In the entries below, find the line containing "Convert this chart to matplotlib code." and the line containing "return 1 - py / H". Copy those two lines and everything between them exactly, without the pictures.

■ Supplied records
%%

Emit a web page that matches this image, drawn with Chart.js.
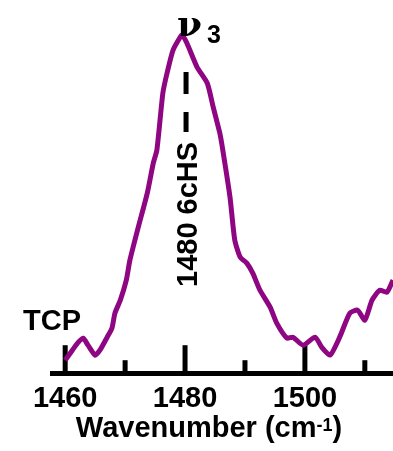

%%
%%

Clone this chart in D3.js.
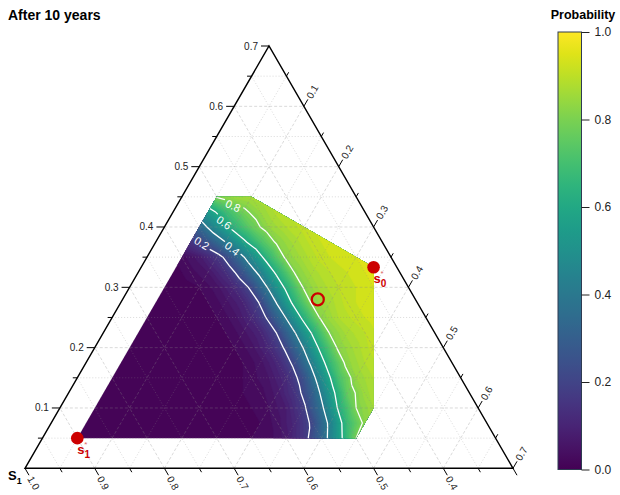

%%
%%

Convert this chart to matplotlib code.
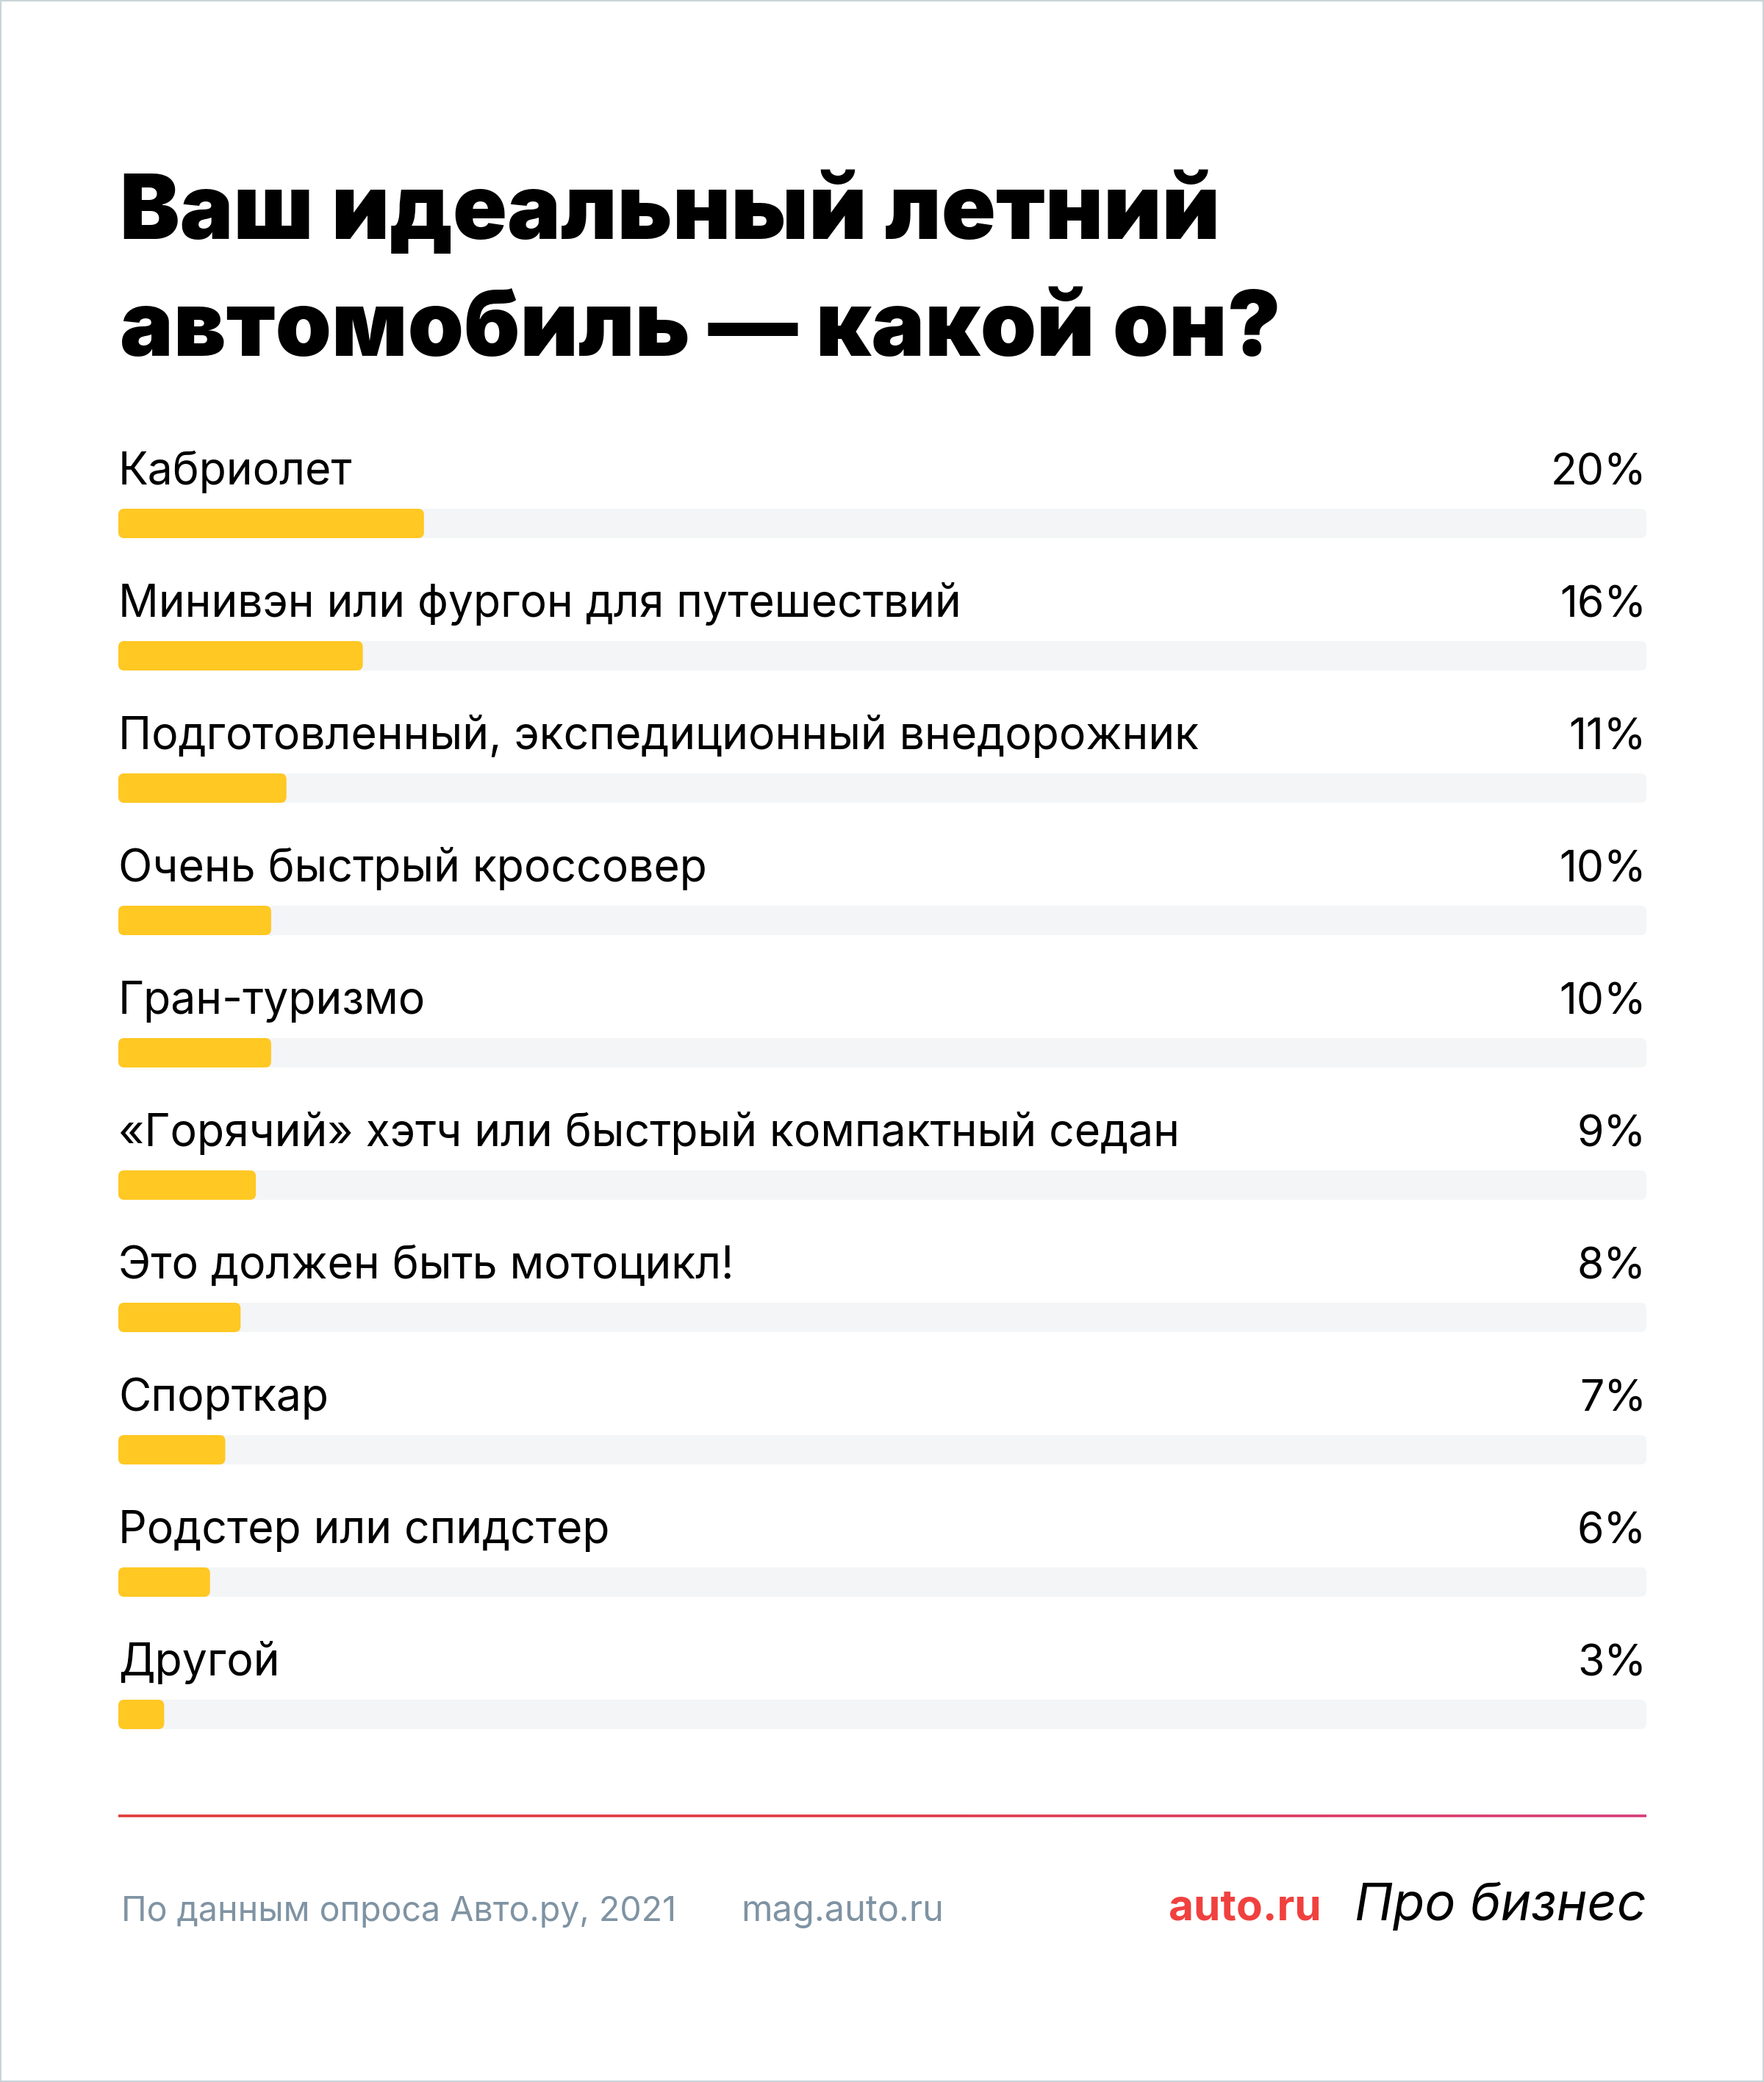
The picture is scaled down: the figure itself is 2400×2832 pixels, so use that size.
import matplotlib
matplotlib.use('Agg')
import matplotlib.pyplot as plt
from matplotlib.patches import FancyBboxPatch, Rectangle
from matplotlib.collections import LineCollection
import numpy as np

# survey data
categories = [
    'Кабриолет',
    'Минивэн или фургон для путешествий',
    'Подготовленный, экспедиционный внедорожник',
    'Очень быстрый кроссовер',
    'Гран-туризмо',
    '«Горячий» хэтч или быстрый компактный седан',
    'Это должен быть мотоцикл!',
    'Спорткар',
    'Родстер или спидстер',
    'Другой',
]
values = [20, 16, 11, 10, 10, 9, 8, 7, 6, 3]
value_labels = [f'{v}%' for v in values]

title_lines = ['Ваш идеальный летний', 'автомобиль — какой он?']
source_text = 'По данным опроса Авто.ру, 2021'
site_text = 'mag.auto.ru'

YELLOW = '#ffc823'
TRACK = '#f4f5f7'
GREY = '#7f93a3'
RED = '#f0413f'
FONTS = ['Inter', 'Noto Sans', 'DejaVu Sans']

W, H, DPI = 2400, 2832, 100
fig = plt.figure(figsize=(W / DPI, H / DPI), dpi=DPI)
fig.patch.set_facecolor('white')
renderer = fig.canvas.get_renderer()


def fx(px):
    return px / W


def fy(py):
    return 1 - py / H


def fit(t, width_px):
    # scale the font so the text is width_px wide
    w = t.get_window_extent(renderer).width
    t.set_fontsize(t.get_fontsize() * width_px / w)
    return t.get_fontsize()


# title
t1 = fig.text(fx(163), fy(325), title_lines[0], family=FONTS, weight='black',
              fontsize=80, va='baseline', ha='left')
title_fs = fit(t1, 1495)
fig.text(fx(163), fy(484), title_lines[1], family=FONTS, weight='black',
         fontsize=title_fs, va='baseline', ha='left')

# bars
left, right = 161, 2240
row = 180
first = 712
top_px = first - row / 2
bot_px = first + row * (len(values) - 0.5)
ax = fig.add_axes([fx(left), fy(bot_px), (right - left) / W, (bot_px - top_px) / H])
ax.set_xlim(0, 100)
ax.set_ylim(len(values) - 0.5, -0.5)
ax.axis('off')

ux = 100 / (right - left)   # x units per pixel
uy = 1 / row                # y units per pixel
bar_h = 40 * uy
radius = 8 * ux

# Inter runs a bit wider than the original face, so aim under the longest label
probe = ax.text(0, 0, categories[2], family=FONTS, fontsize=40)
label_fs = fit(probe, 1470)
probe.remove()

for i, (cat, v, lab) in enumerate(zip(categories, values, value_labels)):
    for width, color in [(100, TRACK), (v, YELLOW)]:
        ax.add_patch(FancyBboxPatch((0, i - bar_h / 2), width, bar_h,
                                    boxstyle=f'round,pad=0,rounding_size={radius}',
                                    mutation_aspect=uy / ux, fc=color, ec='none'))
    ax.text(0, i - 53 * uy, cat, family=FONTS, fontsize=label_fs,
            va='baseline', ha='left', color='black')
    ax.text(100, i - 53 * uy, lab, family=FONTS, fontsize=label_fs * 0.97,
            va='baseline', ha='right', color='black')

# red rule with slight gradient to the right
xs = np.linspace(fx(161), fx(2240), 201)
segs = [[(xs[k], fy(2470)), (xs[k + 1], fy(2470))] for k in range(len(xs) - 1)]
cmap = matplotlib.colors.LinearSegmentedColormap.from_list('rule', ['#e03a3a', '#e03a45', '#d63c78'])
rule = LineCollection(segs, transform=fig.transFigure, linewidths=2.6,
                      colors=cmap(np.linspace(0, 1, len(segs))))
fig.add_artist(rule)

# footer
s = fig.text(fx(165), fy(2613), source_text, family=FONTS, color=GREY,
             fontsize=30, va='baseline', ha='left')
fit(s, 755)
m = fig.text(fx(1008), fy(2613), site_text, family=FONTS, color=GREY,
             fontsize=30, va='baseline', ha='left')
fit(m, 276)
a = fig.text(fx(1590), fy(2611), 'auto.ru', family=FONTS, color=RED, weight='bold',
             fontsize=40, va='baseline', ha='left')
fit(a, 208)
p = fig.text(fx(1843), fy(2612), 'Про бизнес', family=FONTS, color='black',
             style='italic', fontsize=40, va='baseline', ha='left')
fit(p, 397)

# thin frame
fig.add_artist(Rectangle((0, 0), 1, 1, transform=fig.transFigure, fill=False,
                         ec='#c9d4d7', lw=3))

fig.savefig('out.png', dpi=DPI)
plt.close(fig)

%%

■ Answer to the task
Convert this chart to matplotlib code.
The picture is scaled down: the figure itself is 2400×2832 pixels, so use that size.
import matplotlib
matplotlib.use('Agg')
import matplotlib.pyplot as plt
from matplotlib.patches import FancyBboxPatch, Rectangle
from matplotlib.collections import LineCollection
import numpy as np

# survey data
categories = [
    'Кабриолет',
    'Минивэн или фургон для путешествий',
    'Подготовленный, экспедиционный внедорожник',
    'Очень быстрый кроссовер',
    'Гран-туризмо',
    '«Горячий» хэтч или быстрый компактный седан',
    'Это должен быть мотоцикл!',
    'Спорткар',
    'Родстер или спидстер',
    'Другой',
]
values = [20, 16, 11, 10, 10, 9, 8, 7, 6, 3]
value_labels = [f'{v}%' for v in values]

title_lines = ['Ваш идеальный летний', 'автомобиль — какой он?']
source_text = 'По данным опроса Авто.ру, 2021'
site_text = 'mag.auto.ru'

YELLOW = '#ffc823'
TRACK = '#f4f5f7'
GREY = '#7f93a3'
RED = '#f0413f'
FONTS = ['Inter', 'Noto Sans', 'DejaVu Sans']

W, H, DPI = 2400, 2832, 100
fig = plt.figure(figsize=(W / DPI, H / DPI), dpi=DPI)
fig.patch.set_facecolor('white')
renderer = fig.canvas.get_renderer()


def fx(px):
    return px / W


def fy(py):
    return 1 - py / H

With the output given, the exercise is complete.